KOMPAS/HENDRA A SETYAWAN
Korupsi yang masih merajalela di negeri ini membuat prihatin masyarakat yang diwujudkan melalui pesan kritik sosial seperti terlihat di Sudimara, Ciledug, Tangerang, Banten, Jumat (23/12/2022).
JHT dan jaminan sosial pensiun memiliki perbedaan dari bentuk manfaat. Bentuk manfaat JHT berupa uang tunai yang besarnya adalah akumulasi seluruh iuran yang telah dibayarkan ditambah dengan hasil pengembangannya. Sementara bentuk manfaat jaminan sosial pensiun berupa uang tunai yang dibayarkan setiap bulan dan atau sekaligus apabila peserta memasuki usia pensiun, cacat total tetap atau meninggal dunia.
Kepala Biro Hubungan Masyarakat Kementerian Ketenagakerjaan (Kemenaker) Chairul Fadhly Harahap mengatakan, sepanjang belum keluar peraturan baru, peraturan lama mengenai implementasi JHT atau jaminan sosial pensiun tetap berlaku.

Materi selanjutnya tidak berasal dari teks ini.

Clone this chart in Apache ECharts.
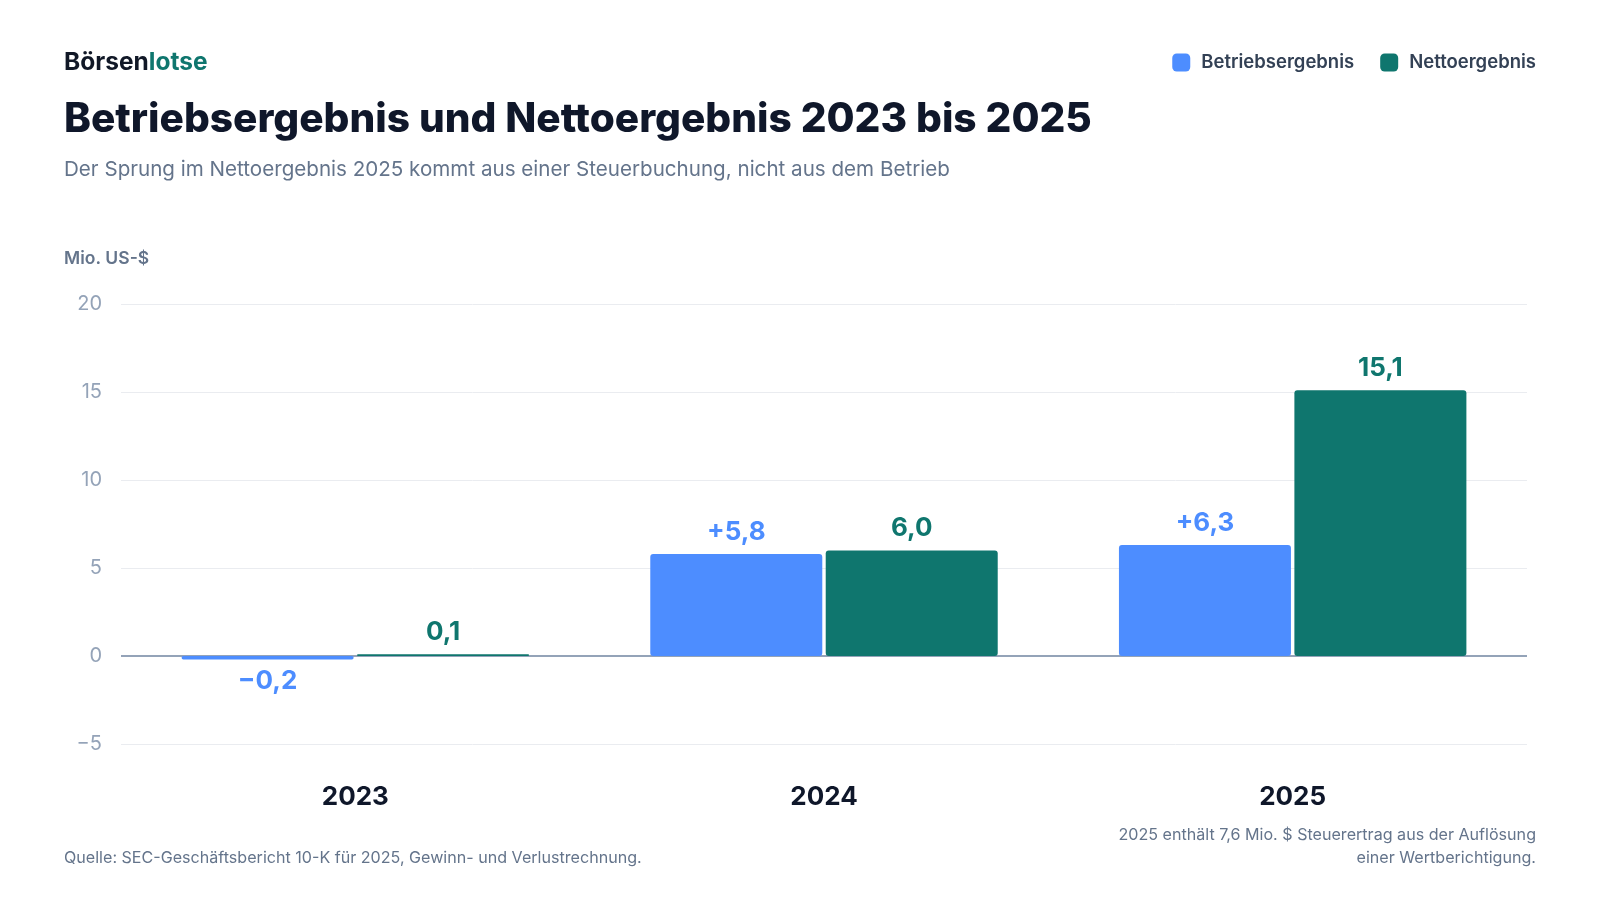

Sebagai contoh, Permenaker Nomor 2/2022 tentang Tata Cara dan Persyaratan Pembayaran Manfaat JHT. Dalam Permenaker ini, pencairan manfaat JHT tidak perlu menunggu saat usia pekerja peserta jaminan sosial ketenagakerjaan mencapai 56 tahun.
Sementara itu, Deputi Direktur Bidang Humas dan Antar Lembaga BPJS Ketenagakerjaan Oni Marbun, saat dikonfirmasi, hanya mengatakan masih menunggu koordinasi pihak terkait.